### Written problem
Repeat each entry as written, dropping any picture you find.

### Items
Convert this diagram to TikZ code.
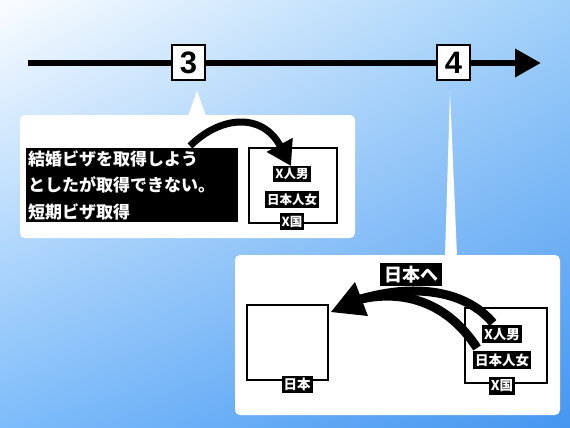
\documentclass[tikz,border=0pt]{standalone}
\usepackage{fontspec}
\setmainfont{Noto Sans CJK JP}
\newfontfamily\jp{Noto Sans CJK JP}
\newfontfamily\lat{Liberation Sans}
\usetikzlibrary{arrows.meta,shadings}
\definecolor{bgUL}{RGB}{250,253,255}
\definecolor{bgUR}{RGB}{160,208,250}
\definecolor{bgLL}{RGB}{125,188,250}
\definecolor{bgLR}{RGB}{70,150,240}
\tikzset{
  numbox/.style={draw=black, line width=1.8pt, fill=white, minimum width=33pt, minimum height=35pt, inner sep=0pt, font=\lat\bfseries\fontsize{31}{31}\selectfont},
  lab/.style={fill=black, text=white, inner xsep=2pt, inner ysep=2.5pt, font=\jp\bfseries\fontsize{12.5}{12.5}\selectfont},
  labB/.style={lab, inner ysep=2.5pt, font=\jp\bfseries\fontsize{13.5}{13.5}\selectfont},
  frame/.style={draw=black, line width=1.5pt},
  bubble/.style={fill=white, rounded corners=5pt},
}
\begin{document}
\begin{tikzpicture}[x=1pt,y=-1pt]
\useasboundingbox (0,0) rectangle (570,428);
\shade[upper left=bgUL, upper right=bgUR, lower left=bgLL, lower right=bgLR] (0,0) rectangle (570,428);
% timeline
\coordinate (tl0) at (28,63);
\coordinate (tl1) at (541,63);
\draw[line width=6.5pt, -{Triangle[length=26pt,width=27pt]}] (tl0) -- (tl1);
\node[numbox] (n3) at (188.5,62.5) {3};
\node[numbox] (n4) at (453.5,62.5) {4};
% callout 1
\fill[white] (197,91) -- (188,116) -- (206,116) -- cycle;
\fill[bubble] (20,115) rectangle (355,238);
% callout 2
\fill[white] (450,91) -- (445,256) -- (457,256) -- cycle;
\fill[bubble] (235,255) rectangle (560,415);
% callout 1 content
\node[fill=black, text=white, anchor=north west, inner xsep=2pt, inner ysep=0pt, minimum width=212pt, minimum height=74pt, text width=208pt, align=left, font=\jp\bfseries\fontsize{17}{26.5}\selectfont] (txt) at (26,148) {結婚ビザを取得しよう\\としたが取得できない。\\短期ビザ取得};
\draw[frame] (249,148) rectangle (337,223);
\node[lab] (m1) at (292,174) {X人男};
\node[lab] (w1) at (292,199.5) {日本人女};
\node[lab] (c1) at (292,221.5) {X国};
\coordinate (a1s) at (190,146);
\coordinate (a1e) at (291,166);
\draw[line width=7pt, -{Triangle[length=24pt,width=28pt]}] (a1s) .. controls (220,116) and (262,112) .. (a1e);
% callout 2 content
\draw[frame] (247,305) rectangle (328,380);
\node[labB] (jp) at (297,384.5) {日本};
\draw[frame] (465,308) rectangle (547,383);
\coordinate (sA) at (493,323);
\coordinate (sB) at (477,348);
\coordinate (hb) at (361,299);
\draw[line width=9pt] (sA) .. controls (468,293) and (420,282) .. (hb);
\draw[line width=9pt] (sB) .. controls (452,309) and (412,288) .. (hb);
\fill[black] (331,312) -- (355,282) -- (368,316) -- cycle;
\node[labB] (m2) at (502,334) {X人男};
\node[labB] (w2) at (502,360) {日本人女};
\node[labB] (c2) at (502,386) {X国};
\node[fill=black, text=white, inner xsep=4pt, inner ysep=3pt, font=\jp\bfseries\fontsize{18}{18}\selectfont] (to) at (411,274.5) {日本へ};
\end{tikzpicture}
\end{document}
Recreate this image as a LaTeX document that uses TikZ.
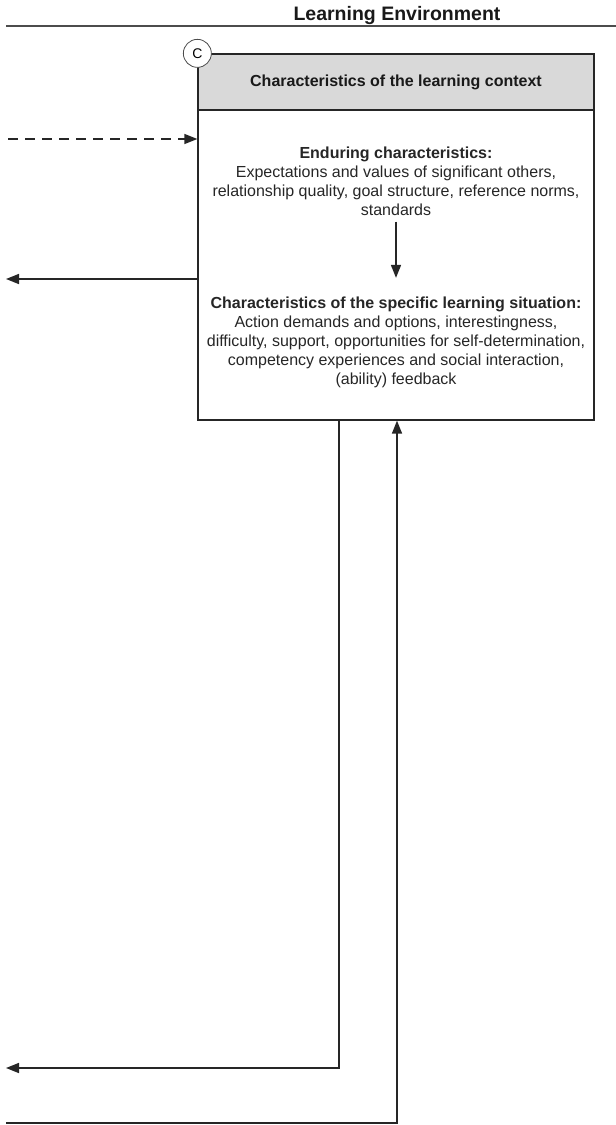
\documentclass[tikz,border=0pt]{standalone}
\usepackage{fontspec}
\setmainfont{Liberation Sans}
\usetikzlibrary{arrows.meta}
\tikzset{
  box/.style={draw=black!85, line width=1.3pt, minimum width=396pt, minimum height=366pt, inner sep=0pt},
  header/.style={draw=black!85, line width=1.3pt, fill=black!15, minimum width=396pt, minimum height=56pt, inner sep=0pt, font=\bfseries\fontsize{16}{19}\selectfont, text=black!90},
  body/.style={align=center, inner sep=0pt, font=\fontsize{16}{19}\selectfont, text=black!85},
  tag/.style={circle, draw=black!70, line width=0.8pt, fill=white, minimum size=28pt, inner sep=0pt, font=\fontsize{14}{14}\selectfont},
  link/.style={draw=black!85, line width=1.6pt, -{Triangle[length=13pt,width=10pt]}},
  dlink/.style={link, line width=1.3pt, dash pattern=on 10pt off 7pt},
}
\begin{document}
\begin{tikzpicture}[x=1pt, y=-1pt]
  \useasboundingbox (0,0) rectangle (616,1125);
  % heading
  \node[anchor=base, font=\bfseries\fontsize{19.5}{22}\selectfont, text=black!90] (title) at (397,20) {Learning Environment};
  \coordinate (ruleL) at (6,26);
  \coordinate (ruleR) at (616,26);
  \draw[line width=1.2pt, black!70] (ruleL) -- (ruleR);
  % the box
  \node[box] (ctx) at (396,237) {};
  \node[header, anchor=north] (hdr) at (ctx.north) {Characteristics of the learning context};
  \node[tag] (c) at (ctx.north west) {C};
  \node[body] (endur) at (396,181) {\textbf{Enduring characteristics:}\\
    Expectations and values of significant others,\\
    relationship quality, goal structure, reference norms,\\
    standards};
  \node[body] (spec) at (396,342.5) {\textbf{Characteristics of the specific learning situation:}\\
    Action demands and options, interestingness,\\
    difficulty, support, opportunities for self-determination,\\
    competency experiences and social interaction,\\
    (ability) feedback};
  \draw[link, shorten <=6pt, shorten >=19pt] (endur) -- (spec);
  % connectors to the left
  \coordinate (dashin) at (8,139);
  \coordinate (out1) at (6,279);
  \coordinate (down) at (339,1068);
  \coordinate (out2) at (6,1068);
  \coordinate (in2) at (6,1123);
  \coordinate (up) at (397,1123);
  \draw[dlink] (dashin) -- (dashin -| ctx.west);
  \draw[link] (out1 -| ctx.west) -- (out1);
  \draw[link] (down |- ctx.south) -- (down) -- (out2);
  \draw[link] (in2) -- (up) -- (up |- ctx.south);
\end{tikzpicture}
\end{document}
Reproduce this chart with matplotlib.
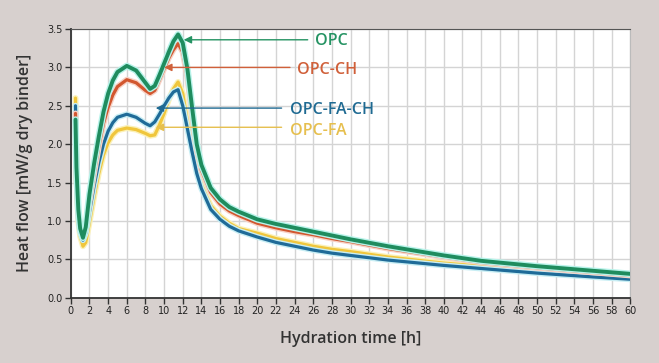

### Solution
Convert this diagram to TikZ code.
\documentclass[tikz,border=0pt]{standalone}
\usepackage{fontspec}
\setmainfont{Noto Sans CJK JP}
\newfontfamily\jp{Noto Sans CJK JP}
\newfontfamily\lat{Liberation Sans}
\usetikzlibrary{arrows.meta,shadings}
\definecolor{bgUL}{RGB}{250,253,255}
\definecolor{bgUR}{RGB}{160,208,250}
\definecolor{bgLL}{RGB}{125,188,250}
\definecolor{bgLR}{RGB}{70,150,240}
\tikzset{
  numbox/.style={draw=black, line width=1.8pt, fill=white, minimum width=33pt, minimum height=35pt, inner sep=0pt, font=\lat\bfseries\fontsize{31}{31}\selectfont},
  lab/.style={fill=black, text=white, inner xsep=2pt, inner ysep=2.5pt, font=\jp\bfseries\fontsize{12.5}{12.5}\selectfont},
  labB/.style={lab, inner ysep=2.5pt, font=\jp\bfseries\fontsize{13.5}{13.5}\selectfont},
  frame/.style={draw=black, line width=1.5pt},
  bubble/.style={fill=white, rounded corners=5pt},
}
\begin{document}
\begin{tikzpicture}[x=1pt,y=-1pt]
\useasboundingbox (0,0) rectangle (570,428);
\shade[upper left=bgUL, upper right=bgUR, lower left=bgLL, lower right=bgLR] (0,0) rectangle (570,428);
% timeline
\coordinate (tl0) at (28,63);
\coordinate (tl1) at (541,63);
\draw[line width=6.5pt, -{Triangle[length=26pt,width=27pt]}] (tl0) -- (tl1);
\node[numbox] (n3) at (188.5,62.5) {3};
\node[numbox] (n4) at (453.5,62.5) {4};
% callout 1
\fill[white] (197,91) -- (188,116) -- (206,116) -- cycle;
\fill[bubble] (20,115) rectangle (355,238);
% callout 2
\fill[white] (450,91) -- (445,256) -- (457,256) -- cycle;
\fill[bubble] (235,255) rectangle (560,415);
% callout 1 content
\node[fill=black, text=white, anchor=north west, inner xsep=2pt, inner ysep=0pt, minimum width=212pt, minimum height=74pt, text width=208pt, align=left, font=\jp\bfseries\fontsize{17}{26.5}\selectfont] (txt) at (26,148) {結婚ビザを取得しよう\\としたが取得できない。\\短期ビザ取得};
\draw[frame] (249,148) rectangle (337,223);
\node[lab] (m1) at (292,174) {X人男};
\node[lab] (w1) at (292,199.5) {日本人女};
\node[lab] (c1) at (292,221.5) {X国};
\coordinate (a1s) at (190,146);
\coordinate (a1e) at (291,166);
\draw[line width=7pt, -{Triangle[length=24pt,width=28pt]}] (a1s) .. controls (220,116) and (262,112) .. (a1e);
% callout 2 content
\draw[frame] (247,305) rectangle (328,380);
\node[labB] (jp) at (297,384.5) {日本};
\draw[frame] (465,308) rectangle (547,383);
\coordinate (sA) at (493,323);
\coordinate (sB) at (477,348);
\coordinate (hb) at (361,299);
\draw[line width=9pt] (sA) .. controls (468,293) and (420,282) .. (hb);
\draw[line width=9pt] (sB) .. controls (452,309) and (412,288) .. (hb);
\fill[black] (331,312) -- (355,282) -- (368,316) -- cycle;
\node[labB] (m2) at (502,334) {X人男};
\node[labB] (w2) at (502,360) {日本人女};
\node[labB] (c2) at (502,386) {X国};
\node[fill=black, text=white, inner xsep=4pt, inner ysep=3pt, font=\jp\bfseries\fontsize{18}{18}\selectfont] (to) at (411,274.5) {日本へ};
\end{tikzpicture}
\end{document}
Recreate this image as a LaTeX document that uses TikZ.
\documentclass[tikz,border=0pt]{standalone}
\usepackage{fontspec}
\setmainfont{Liberation Sans}
\usetikzlibrary{arrows.meta}
\tikzset{
  box/.style={draw=black!85, line width=1.3pt, minimum width=396pt, minimum height=366pt, inner sep=0pt},
  header/.style={draw=black!85, line width=1.3pt, fill=black!15, minimum width=396pt, minimum height=56pt, inner sep=0pt, font=\bfseries\fontsize{16}{19}\selectfont, text=black!90},
  body/.style={align=center, inner sep=0pt, font=\fontsize{16}{19}\selectfont, text=black!85},
  tag/.style={circle, draw=black!70, line width=0.8pt, fill=white, minimum size=28pt, inner sep=0pt, font=\fontsize{14}{14}\selectfont},
  link/.style={draw=black!85, line width=1.6pt, -{Triangle[length=13pt,width=10pt]}},
  dlink/.style={link, line width=1.3pt, dash pattern=on 10pt off 7pt},
}
\begin{document}
\begin{tikzpicture}[x=1pt, y=-1pt]
  \useasboundingbox (0,0) rectangle (616,1125);
  % heading
  \node[anchor=base, font=\bfseries\fontsize{19.5}{22}\selectfont, text=black!90] (title) at (397,20) {Learning Environment};
  \coordinate (ruleL) at (6,26);
  \coordinate (ruleR) at (616,26);
  \draw[line width=1.2pt, black!70] (ruleL) -- (ruleR);
  % the box
  \node[box] (ctx) at (396,237) {};
  \node[header, anchor=north] (hdr) at (ctx.north) {Characteristics of the learning context};
  \node[tag] (c) at (ctx.north west) {C};
  \node[body] (endur) at (396,181) {\textbf{Enduring characteristics:}\\
    Expectations and values of significant others,\\
    relationship quality, goal structure, reference norms,\\
    standards};
  \node[body] (spec) at (396,342.5) {\textbf{Characteristics of the specific learning situation:}\\
    Action demands and options, interestingness,\\
    difficulty, support, opportunities for self-determination,\\
    competency experiences and social interaction,\\
    (ability) feedback};
  \draw[link, shorten <=6pt, shorten >=19pt] (endur) -- (spec);
  % connectors to the left
  \coordinate (dashin) at (8,139);
  \coordinate (out1) at (6,279);
  \coordinate (down) at (339,1068);
  \coordinate (out2) at (6,1068);
  \coordinate (in2) at (6,1123);
  \coordinate (up) at (397,1123);
  \draw[dlink] (dashin) -- (dashin -| ctx.west);
  \draw[link] (out1 -| ctx.west) -- (out1);
  \draw[link] (down |- ctx.south) -- (down) -- (out2);
  \draw[link] (in2) -- (up) -- (up |- ctx.south);
\end{tikzpicture}
\end{document}
Reproduce this chart with matplotlib.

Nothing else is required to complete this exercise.